DATASET EXCERPTS
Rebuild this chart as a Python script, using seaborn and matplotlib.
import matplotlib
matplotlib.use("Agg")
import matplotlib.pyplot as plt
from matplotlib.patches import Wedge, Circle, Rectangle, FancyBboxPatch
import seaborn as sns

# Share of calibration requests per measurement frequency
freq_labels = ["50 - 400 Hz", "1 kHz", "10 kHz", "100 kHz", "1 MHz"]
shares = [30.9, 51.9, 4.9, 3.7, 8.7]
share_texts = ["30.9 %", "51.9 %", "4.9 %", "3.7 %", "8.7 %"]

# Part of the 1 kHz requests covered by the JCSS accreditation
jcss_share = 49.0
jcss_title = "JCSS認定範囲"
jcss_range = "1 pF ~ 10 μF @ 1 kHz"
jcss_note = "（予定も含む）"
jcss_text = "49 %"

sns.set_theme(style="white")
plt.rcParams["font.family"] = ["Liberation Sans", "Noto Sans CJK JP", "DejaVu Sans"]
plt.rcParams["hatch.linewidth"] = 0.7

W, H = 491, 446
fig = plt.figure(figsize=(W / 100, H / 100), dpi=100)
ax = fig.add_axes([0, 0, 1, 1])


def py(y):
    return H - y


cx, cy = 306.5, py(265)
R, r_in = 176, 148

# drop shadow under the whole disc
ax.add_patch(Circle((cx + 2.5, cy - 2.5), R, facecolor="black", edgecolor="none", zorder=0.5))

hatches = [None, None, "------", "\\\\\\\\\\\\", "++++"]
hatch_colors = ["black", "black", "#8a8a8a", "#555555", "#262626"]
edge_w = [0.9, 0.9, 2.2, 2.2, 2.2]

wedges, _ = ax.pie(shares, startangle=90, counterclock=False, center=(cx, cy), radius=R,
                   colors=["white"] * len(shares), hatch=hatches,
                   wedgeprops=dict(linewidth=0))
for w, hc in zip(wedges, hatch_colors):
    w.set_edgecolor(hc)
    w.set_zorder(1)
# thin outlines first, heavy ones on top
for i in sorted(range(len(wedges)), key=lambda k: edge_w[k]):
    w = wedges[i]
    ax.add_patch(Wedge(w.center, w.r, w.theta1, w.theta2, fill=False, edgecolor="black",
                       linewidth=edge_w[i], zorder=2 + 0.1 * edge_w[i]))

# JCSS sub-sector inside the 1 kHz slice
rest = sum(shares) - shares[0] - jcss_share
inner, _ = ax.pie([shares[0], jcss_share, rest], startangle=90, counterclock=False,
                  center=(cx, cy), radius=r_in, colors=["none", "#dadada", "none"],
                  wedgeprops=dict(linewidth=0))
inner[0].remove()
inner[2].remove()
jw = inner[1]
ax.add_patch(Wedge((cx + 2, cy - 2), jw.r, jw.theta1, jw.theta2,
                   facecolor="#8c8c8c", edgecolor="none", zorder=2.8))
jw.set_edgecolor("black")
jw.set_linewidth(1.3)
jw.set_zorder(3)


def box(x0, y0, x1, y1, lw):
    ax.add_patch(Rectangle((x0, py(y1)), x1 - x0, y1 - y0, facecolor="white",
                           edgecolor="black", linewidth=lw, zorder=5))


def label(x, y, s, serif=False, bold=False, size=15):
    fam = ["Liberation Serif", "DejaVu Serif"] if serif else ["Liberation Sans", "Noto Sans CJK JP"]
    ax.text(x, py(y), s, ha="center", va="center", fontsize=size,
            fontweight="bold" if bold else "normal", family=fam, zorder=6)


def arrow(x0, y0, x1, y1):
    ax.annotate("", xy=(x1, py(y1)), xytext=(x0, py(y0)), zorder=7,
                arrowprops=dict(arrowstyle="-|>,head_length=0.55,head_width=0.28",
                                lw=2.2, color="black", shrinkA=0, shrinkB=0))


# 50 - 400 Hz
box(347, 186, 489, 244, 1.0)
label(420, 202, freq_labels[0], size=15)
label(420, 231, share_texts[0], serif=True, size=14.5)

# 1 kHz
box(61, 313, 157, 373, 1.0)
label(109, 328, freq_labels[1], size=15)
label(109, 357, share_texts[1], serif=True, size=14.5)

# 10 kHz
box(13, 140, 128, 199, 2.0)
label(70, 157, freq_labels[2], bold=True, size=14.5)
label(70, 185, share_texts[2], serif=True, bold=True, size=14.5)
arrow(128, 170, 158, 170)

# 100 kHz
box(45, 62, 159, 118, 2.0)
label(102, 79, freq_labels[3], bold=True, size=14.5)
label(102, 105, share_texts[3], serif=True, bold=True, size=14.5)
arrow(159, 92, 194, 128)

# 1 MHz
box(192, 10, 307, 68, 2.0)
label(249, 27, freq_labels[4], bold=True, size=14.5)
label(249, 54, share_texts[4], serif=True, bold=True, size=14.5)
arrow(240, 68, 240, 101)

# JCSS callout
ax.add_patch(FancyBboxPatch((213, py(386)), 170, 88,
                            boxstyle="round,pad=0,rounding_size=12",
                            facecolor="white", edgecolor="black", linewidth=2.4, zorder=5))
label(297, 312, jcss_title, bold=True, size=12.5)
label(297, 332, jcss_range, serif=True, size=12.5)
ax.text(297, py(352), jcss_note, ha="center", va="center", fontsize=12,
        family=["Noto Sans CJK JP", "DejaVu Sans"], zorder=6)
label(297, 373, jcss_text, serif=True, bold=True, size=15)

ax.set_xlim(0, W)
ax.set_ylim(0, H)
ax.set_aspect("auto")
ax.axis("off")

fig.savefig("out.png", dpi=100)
* * *
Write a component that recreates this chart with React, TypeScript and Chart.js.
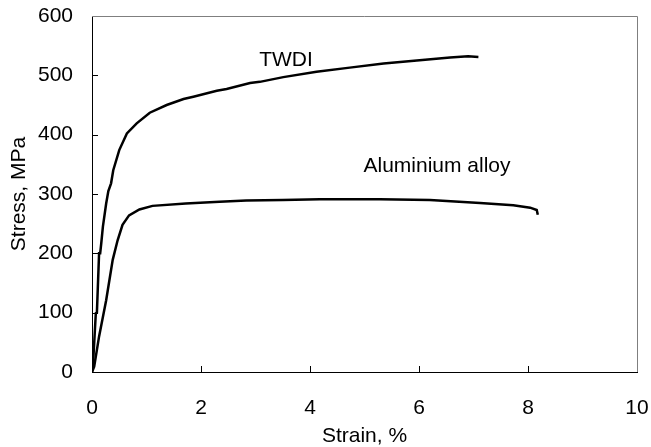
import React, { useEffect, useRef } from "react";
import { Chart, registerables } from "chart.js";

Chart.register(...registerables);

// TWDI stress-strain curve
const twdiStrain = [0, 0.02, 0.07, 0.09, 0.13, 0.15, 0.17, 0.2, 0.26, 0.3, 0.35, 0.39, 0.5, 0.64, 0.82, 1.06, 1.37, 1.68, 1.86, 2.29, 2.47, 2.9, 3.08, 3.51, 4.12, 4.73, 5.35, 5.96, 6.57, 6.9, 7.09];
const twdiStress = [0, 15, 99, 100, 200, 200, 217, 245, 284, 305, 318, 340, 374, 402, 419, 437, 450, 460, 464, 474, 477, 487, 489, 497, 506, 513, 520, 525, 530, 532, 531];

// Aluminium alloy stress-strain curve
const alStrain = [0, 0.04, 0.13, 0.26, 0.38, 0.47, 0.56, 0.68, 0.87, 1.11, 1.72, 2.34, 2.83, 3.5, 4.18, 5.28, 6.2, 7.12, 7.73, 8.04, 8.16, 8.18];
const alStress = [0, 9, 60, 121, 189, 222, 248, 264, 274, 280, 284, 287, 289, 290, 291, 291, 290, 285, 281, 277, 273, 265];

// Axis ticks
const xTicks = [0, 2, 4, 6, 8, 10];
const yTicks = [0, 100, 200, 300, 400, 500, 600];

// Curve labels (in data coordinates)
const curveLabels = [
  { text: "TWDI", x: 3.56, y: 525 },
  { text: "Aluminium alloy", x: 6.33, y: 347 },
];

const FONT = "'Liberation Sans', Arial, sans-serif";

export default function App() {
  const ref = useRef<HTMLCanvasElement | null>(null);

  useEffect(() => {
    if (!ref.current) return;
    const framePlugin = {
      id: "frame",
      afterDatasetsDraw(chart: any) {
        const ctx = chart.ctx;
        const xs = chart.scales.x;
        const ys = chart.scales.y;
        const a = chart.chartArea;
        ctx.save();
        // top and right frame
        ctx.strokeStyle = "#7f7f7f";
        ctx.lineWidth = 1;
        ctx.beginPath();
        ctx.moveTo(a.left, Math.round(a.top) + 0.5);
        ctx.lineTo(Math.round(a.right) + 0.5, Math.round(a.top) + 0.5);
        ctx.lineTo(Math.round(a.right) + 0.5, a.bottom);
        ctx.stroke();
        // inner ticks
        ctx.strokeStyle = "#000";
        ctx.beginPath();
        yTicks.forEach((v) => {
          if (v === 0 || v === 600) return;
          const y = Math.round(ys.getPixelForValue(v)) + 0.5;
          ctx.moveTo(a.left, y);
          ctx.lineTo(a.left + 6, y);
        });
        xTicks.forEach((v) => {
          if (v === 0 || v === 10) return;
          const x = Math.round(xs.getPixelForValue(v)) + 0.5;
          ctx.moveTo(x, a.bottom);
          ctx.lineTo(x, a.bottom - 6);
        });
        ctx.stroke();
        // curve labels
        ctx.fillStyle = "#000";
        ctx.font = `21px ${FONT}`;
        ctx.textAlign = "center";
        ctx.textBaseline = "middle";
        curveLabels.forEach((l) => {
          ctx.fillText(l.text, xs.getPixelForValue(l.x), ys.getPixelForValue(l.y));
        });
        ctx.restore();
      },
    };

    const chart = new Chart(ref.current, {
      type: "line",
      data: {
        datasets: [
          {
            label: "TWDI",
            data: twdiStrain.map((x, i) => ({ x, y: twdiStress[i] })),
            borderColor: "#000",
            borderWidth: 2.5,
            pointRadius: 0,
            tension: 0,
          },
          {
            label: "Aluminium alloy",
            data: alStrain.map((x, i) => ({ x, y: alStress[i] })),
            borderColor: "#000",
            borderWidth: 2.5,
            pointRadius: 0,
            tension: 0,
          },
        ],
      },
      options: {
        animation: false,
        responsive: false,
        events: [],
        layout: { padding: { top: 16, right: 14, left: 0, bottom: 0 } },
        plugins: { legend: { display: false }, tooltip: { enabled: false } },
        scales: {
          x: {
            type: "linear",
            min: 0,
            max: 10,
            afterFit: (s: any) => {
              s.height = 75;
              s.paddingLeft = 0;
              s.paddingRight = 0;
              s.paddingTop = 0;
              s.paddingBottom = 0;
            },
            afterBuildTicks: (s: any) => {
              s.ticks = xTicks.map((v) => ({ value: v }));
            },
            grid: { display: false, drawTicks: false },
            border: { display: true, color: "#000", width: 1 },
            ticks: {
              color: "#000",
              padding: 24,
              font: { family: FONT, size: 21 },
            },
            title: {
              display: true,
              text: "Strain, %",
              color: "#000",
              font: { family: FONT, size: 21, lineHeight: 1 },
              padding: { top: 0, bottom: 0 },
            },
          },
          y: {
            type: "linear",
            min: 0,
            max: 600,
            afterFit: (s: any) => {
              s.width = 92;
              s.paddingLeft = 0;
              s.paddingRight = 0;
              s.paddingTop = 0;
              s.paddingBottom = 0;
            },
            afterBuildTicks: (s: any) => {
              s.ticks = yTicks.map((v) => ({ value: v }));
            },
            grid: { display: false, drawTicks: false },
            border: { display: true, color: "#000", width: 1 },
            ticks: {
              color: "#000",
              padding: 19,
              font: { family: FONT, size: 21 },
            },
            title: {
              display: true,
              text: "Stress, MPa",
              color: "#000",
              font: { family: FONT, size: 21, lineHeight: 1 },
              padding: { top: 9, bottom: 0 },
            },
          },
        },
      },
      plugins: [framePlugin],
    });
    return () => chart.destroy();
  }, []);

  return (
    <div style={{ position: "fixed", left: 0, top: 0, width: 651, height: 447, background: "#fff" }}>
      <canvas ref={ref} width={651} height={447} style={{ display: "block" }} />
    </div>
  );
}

WHAT IS ASKED
Repeat exactly the lines above, from the line that contains "Write a component" down through the line that contains "530, 532, 531];". Include both of those lines and none of the pictures.

CORRECT ANSWER
Write a component that recreates this chart with React, TypeScript and Chart.js.
import React, { useEffect, useRef } from "react";
import { Chart, registerables } from "chart.js";

Chart.register(...registerables);

// TWDI stress-strain curve
const twdiStrain = [0, 0.02, 0.07, 0.09, 0.13, 0.15, 0.17, 0.2, 0.26, 0.3, 0.35, 0.39, 0.5, 0.64, 0.82, 1.06, 1.37, 1.68, 1.86, 2.29, 2.47, 2.9, 3.08, 3.51, 4.12, 4.73, 5.35, 5.96, 6.57, 6.9, 7.09];
const twdiStress = [0, 15, 99, 100, 200, 200, 217, 245, 284, 305, 318, 340, 374, 402, 419, 437, 450, 460, 464, 474, 477, 487, 489, 497, 506, 513, 520, 525, 530, 532, 531];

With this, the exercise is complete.